Write the listing below out again exactly, dropping the images.

————

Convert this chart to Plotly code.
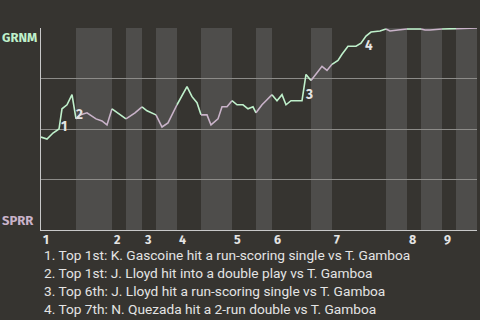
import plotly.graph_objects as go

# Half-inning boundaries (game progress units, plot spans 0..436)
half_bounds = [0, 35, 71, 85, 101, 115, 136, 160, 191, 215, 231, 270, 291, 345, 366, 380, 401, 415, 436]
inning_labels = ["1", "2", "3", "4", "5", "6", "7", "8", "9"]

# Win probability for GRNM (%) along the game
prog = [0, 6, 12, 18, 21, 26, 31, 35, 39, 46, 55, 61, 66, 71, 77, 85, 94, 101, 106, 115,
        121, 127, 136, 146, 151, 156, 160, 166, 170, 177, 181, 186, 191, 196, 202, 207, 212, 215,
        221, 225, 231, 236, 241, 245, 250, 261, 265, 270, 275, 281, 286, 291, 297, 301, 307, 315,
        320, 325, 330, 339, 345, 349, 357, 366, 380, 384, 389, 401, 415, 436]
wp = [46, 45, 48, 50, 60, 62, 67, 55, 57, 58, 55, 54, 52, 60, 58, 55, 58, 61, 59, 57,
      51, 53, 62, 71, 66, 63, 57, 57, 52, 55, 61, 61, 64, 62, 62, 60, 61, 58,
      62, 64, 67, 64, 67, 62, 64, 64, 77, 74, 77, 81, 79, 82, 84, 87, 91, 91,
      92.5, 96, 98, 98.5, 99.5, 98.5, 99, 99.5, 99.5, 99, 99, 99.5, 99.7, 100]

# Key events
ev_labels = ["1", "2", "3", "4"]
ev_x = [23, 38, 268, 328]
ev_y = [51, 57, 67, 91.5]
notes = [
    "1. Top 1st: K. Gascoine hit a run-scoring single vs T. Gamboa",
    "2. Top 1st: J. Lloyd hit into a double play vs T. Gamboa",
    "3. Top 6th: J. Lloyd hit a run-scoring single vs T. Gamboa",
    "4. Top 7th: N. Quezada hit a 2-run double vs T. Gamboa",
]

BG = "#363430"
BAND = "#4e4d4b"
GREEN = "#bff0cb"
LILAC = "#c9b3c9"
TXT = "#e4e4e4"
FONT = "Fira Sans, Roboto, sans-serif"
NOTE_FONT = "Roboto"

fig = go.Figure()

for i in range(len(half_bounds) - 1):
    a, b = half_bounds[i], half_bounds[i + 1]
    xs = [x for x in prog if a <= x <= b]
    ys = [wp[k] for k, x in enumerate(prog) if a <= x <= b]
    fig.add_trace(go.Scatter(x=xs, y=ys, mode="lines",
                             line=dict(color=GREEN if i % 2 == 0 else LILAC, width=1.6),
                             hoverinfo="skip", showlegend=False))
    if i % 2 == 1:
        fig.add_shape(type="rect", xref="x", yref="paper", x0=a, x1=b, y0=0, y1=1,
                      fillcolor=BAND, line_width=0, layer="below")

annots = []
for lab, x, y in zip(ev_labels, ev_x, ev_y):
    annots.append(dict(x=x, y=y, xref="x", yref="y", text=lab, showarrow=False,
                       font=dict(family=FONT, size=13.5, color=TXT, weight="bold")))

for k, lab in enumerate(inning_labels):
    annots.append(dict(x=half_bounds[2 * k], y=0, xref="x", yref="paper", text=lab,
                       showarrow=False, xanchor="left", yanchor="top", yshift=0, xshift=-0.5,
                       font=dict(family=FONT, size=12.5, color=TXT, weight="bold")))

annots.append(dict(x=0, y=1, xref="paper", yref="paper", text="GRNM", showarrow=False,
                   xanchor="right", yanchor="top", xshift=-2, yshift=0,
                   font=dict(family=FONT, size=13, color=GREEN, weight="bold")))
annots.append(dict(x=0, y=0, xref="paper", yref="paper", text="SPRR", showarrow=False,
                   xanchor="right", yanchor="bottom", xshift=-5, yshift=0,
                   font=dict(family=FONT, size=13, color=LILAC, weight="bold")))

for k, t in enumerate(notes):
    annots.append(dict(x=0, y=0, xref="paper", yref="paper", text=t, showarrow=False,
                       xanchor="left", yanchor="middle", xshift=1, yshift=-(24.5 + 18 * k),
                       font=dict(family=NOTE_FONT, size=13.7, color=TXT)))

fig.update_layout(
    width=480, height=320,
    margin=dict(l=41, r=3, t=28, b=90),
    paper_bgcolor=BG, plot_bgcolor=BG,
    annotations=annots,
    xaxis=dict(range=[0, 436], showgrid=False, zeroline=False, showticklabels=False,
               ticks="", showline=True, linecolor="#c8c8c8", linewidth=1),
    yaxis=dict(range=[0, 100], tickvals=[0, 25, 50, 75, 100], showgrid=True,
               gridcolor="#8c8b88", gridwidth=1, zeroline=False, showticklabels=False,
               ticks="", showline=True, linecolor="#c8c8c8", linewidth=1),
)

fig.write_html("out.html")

————

Correct answer:
Convert this chart to Plotly code.
import plotly.graph_objects as go

# Half-inning boundaries (game progress units, plot spans 0..436)
half_bounds = [0, 35, 71, 85, 101, 115, 136, 160, 191, 215, 231, 270, 291, 345, 366, 380, 401, 415, 436]
inning_labels = ["1", "2", "3", "4", "5", "6", "7", "8", "9"]

# Win probability for GRNM (%) along the game
prog = [0, 6, 12, 18, 21, 26, 31, 35, 39, 46, 55, 61, 66, 71, 77, 85, 94, 101, 106, 115,
        121, 127, 136, 146, 151, 156, 160, 166, 170, 177, 181, 186, 191, 196, 202, 207, 212, 215,
        221, 225, 231, 236, 241, 245, 250, 261, 265, 270, 275, 281, 286, 291, 297, 301, 307, 315,
        320, 325, 330, 339, 345, 349, 357, 366, 380, 384, 389, 401, 415, 436]
wp = [46, 45, 48, 50, 60, 62, 67, 55, 57, 58, 55, 54, 52, 60, 58, 55, 58, 61, 59, 57,
      51, 53, 62, 71, 66, 63, 57, 57, 52, 55, 61, 61, 64, 62, 62, 60, 61, 58,
      62, 64, 67, 64, 67, 62, 64, 64, 77, 74, 77, 81, 79, 82, 84, 87, 91, 91,
      92.5, 96, 98, 98.5, 99.5, 98.5, 99, 99.5, 99.5, 99, 99, 99.5, 99.7, 100]

# Key events
ev_labels = ["1", "2", "3", "4"]
ev_x = [23, 38, 268, 328]
ev_y = [51, 57, 67, 91.5]
notes = [
    "1. Top 1st: K. Gascoine hit a run-scoring single vs T. Gamboa",
    "2. Top 1st: J. Lloyd hit into a double play vs T. Gamboa",
    "3. Top 6th: J. Lloyd hit a run-scoring single vs T. Gamboa",
    "4. Top 7th: N. Quezada hit a 2-run double vs T. Gamboa",
]

BG = "#363430"
BAND = "#4e4d4b"
GREEN = "#bff0cb"
LILAC = "#c9b3c9"
TXT = "#e4e4e4"
FONT = "Fira Sans, Roboto, sans-serif"
NOTE_FONT = "Roboto"

fig = go.Figure()

for i in range(len(half_bounds) - 1):
    a, b = half_bounds[i], half_bounds[i + 1]
    xs = [x for x in prog if a <= x <= b]
    ys = [wp[k] for k, x in enumerate(prog) if a <= x <= b]
    fig.add_trace(go.Scatter(x=xs, y=ys, mode="lines",
                             line=dict(color=GREEN if i % 2 == 0 else LILAC, width=1.6),
                             hoverinfo="skip", showlegend=False))
    if i % 2 == 1:
        fig.add_shape(type="rect", xref="x", yref="paper", x0=a, x1=b, y0=0, y1=1,
                      fillcolor=BAND, line_width=0, layer="below")

annots = []
for lab, x, y in zip(ev_labels, ev_x, ev_y):
    annots.append(dict(x=x, y=y, xref="x", yref="y", text=lab, showarrow=False,
                       font=dict(family=FONT, size=13.5, color=TXT, weight="bold")))

for k, lab in enumerate(inning_labels):
    annots.append(dict(x=half_bounds[2 * k], y=0, xref="x", yref="paper", text=lab,
                       showarrow=False, xanchor="left", yanchor="top", yshift=0, xshift=-0.5,
                       font=dict(family=FONT, size=12.5, color=TXT, weight="bold")))

annots.append(dict(x=0, y=1, xref="paper", yref="paper", text="GRNM", showarrow=False,
                   xanchor="right", yanchor="top", xshift=-2, yshift=0,
                   font=dict(family=FONT, size=13, color=GREEN, weight="bold")))
annots.append(dict(x=0, y=0, xref="paper", yref="paper", text="SPRR", showarrow=False,
                   xanchor="right", yanchor="bottom", xshift=-5, yshift=0,
                   font=dict(family=FONT, size=13, color=LILAC, weight="bold")))

for k, t in enumerate(notes):
    annots.append(dict(x=0, y=0, xref="paper", yref="paper", text=t, showarrow=False,
                       xanchor="left", yanchor="middle", xshift=1, yshift=-(24.5 + 18 * k),
                       font=dict(family=NOTE_FONT, size=13.7, color=TXT)))

fig.update_layout(
    width=480, height=320,
    margin=dict(l=41, r=3, t=28, b=90),
    paper_bgcolor=BG, plot_bgcolor=BG,
    annotations=annots,
    xaxis=dict(range=[0, 436], showgrid=False, zeroline=False, showticklabels=False,
               ticks="", showline=True, linecolor="#c8c8c8", linewidth=1),
    yaxis=dict(range=[0, 100], tickvals=[0, 25, 50, 75, 100], showgrid=True,
               gridcolor="#8c8b88", gridwidth=1, zeroline=False, showticklabels=False,
               ticks="", showline=True, linecolor="#c8c8c8", linewidth=1),
)

fig.write_html("out.html")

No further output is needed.